# Thoughts on significant other modeling nude



## DSPhotography (Jul 21, 2015)

Before we met, my girlfriend had done all sorts of modeling in the past; glamour, fashion, nude, budoir, etc. Both paid shoots as well as trade. Once she got her software programming job a few years ago, she stopped doing paid shoots and just stuck with the occasional trade shoot in her spare time. The last shoot she did was a couple months before we met/started sating in May (and was a clothed shoot). Yesterday she contacted a photographer she's worked with in the past, inquiring about shooting with him soon. Now while it's not ALL he shoots, the majority of this guys work is nude/budoir (lingerie/semi-nude/nude in "suggestive" poses), so there's a good chance that's what he'll want to shoot and I'm honestly not comfortable with that (her doing nude shoots in general, not just specifically this photographer). I know she's done nudes in the past, but she was also single when she did them. 

Whenever I've done nude shoots I've always made sure that if the model had a significant other, that that person was _also_ comfortable with them modeling nude. I've also made it a point to not shoot nude models when _I_ am in a relationship so as to keep my sig. other from being uncomfortable. It's all out of respect for mine and/or others' relationships. 

So my question is, how would you feel about your significant other modeling nude? And if you're like me (uncomfortable with it) how would you approach it with them?

*Also, if this is in the wrong forum feel free to move it.


----------



## Peeb (Jul 21, 2015)

I would not like it. 

Both emotionally and intellectually I object to displaying someone as a piece of meat.


----------



## gr8five (Jul 21, 2015)

I wouldn't like it either with the information you've given, Etc: She called him, is it a paid shoot,  does she just like posing nude, are you ready for her to ignore your wishes, just thoughts  I might have.


----------



## runnah (Jul 21, 2015)

Depends on what is going to be done with the photos.

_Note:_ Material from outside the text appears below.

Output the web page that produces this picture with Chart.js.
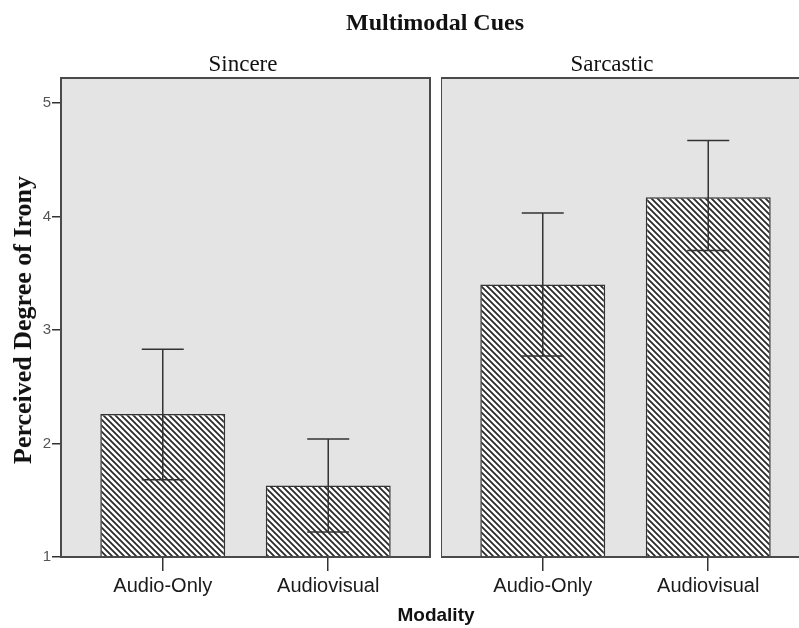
<!DOCTYPE html>
<html>
<head>
<meta charset="utf-8">
<script src="https://cdn.jsdelivr.net/npm/chart.js@4/dist/chart.umd.min.js"></script>
<style>
  html, body { margin: 0; padding: 0; background: #fff; }
  body { width: 799px; height: 628px; overflow: hidden; position: relative; }
  canvas { position: absolute; top: 0; }
  .lbl { position: absolute; white-space: nowrap; color: #111; }
  .serif { font-family: "Liberation Serif", "Times New Roman", serif; }
  .sans { font-family: "Liberation Sans", Arial, sans-serif; }
</style>
</head>
<body>
<canvas id="sincere" width="440" height="628" style="left:0"></canvas>
<canvas id="sarcastic" width="380" height="628" style="left:441px"></canvas>

<div class="lbl serif" style="left:435px; top:22px; transform:translate(-50%,-50%); font-size:24px; font-weight:bold;">Multimodal Cues</div>
<div class="lbl serif" style="left:243px; top:64px; transform:translate(-50%,-50%); font-size:23px;">Sincere</div>
<div class="lbl serif" style="left:612px; top:64px; transform:translate(-50%,-50%); font-size:23px;">Sarcastic</div>
<div class="lbl serif" style="left:23px; top:320px; transform:translate(-50%,-50%) rotate(-90deg); font-size:26px; font-weight:bold;">Perceived Degree of Irony</div>
<div class="lbl sans" style="left:436px; top:615px; transform:translate(-50%,-50%); font-size:19px; font-weight:bold;">Modality</div>

<script>
// Modality categories on the x axis
const categories = ['Audio-Only', 'Audiovisual'];

// Mean perceived irony per panel, with error-bar bounds
const sincereMeans = [2.26, 1.63];
const sincereLow   = [1.68, 1.22];
const sincereHigh  = [2.83, 2.04];

const sarcasticMeans = [3.40, 4.17];
const sarcasticLow   = [2.77, 3.70];
const sarcasticHigh  = [4.03, 4.67];

// Y axis tick values
const yTicks = [1, 2, 3, 4, 5];

const INK = '#333333';
const PANEL_BG = '#e4e4e4';

// Diagonal hatch fill for the bars
function makeHatch() {
  const c = document.createElement('canvas');
  c.width = 6; c.height = 6;
  const g = c.getContext('2d');
  g.fillStyle = '#ffffff';
  g.fillRect(0, 0, 6, 6);
  g.strokeStyle = '#2a2a2a';
  g.lineWidth = 1.8;
  g.beginPath();
  g.moveTo(-1, -1); g.lineTo(7, 7);
  g.moveTo(-1, 5); g.lineTo(1, 7);
  g.moveTo(5, -1); g.lineTo(7, 1);
  g.stroke();
  return g.createPattern(c, 'repeat');
}

// Grey panel background and frame, plus error bars on top of the bars
const panelPlugin = {
  id: 'panel',
  beforeDraw(chart) {
    const a = chart.chartArea, ctx = chart.ctx;
    ctx.save();
    ctx.fillStyle = PANEL_BG;
    ctx.fillRect(a.left, a.top, a.right - a.left, a.bottom - a.top);
    ctx.restore();
  },
  afterDatasetsDraw(chart) {
    const a = chart.chartArea, ctx = chart.ctx;
    const y = chart.scales.y;
    const meta = chart.getDatasetMeta(0);
    const lows = chart.options.plugins.panel.low;
    const highs = chart.options.plugins.panel.high;
    ctx.save();
    ctx.strokeStyle = INK;
    ctx.lineWidth = 1.5;
    meta.data.forEach((bar, i) => {
      const x = bar.x;
      const yl = y.getPixelForValue(lows[i]);
      const yh = y.getPixelForValue(highs[i]);
      const cap = 21;
      ctx.beginPath();
      ctx.moveTo(x, yh); ctx.lineTo(x, yl);
      ctx.moveTo(x - cap, yh); ctx.lineTo(x + cap, yh);
      ctx.moveTo(x - cap, yl); ctx.lineTo(x + cap, yl);
      ctx.stroke();
    });
    ctx.strokeStyle = '#4a4a4a';
    ctx.lineWidth = 2;
    ctx.strokeRect(a.left, a.top, a.right - a.left, a.bottom - a.top);
    ctx.restore();
  }
};

function buildPanel(canvasId, means, low, high, showY) {
  const hatch = makeHatch();
  return new Chart(document.getElementById(canvasId), {
    type: 'bar',
    data: {
      datasets: [{
        data: means.map((v, i) => ({ x: i, y: v })),
        backgroundColor: hatch,
        borderColor: INK,
        borderWidth: 1.5,
        borderSkipped: 'start',
        barPercentage: 0.755,
        categoryPercentage: 1
      }]
    },
    options: {
      responsive: false,
      animation: false,
      devicePixelRatio: 1,
      layout: { padding: { top: 78, left: 0, right: showY ? 10 : 11, bottom: 0 } },
      plugins: {
        legend: { display: false },
        tooltip: { enabled: false },
        panel: { low: low, high: high }
      },
      scales: {
        x: {
          type: 'linear',
          offset: false,
          min: -0.615,
          max: 1.615,
          afterBuildTicks: s => { s.ticks = categories.map((c, i) => ({ value: i })); },
          afterFit: s => { s.height = 71; },
          ticks: {
            callback: v => categories[v],
            font: { family: '"Liberation Sans", Arial, sans-serif', size: 20 },
            color: '#1a1a1a',
            padding: 3,
            maxRotation: 0,
            autoSkip: false
          },
          grid: { display: true, offset: false, drawOnChartArea: false, tickLength: 14, color: INK, lineWidth: 1.5 },
          border: { display: false }
        },
        y: {
          type: 'linear',
          display: showY,
          min: 1,
          max: 5.22,
          afterBuildTicks: s => { s.ticks = yTicks.map(v => ({ value: v })); },
          afterFit: s => { if (showY) s.width = 61; },
          ticks: {
            font: { family: '"Liberation Sans", Arial, sans-serif', size: 15 },
            color: '#555555',
            padding: 1
          },
          grid: { display: true, drawOnChartArea: false, tickLength: 9, color: INK, lineWidth: 1.5 },
          border: { display: false }
        }
      }
    },
    plugins: [panelPlugin]
  });
}

buildPanel('sincere', sincereMeans, sincereLow, sincereHigh, true);
buildPanel('sarcastic', sarcasticMeans, sarcasticLow, sarcasticHigh, false);
</script>
</body>
</html>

Respectable fashion stuff, sure. Soft core porn, big no.

But at the end of the day she is free to make her own choices, you can voice your opinion, but you are not her keeper.


----------



## Derrel (Jul 21, 2015)

What does your Deed of Bodily Ownership to her say? Is she allowed to model nude, according to the terms of your ownership?


----------



## DSPhotography (Jul 21, 2015)

Not a paid shoot and I have since found out that he contacted her, not her him. I don't know exactly what type of photos he's wanting to take, just that from what I've seen, he likes the more suggestive posing type stuff.

And derrel, I appreciate you ignoring the part of my post wherein I said I also wouldn't do any type of photography that made my significant other uncomfortable. It has nothing to do with "ownership" and everything to do with mutually respecting each other. Would you still send dick pics to someone of your significant other didn't like it or would you say "**** your feelings, it's my body."? She can do whatever she wants just as I can do whatever I want, however, we take each others thoughts and feelings on things into consideration.


----------



## runnah (Jul 21, 2015)

Derrel said:


> What does your Deed of Bodily Ownership to her say? Is she allowed to model nude, according to the terms of your ownership?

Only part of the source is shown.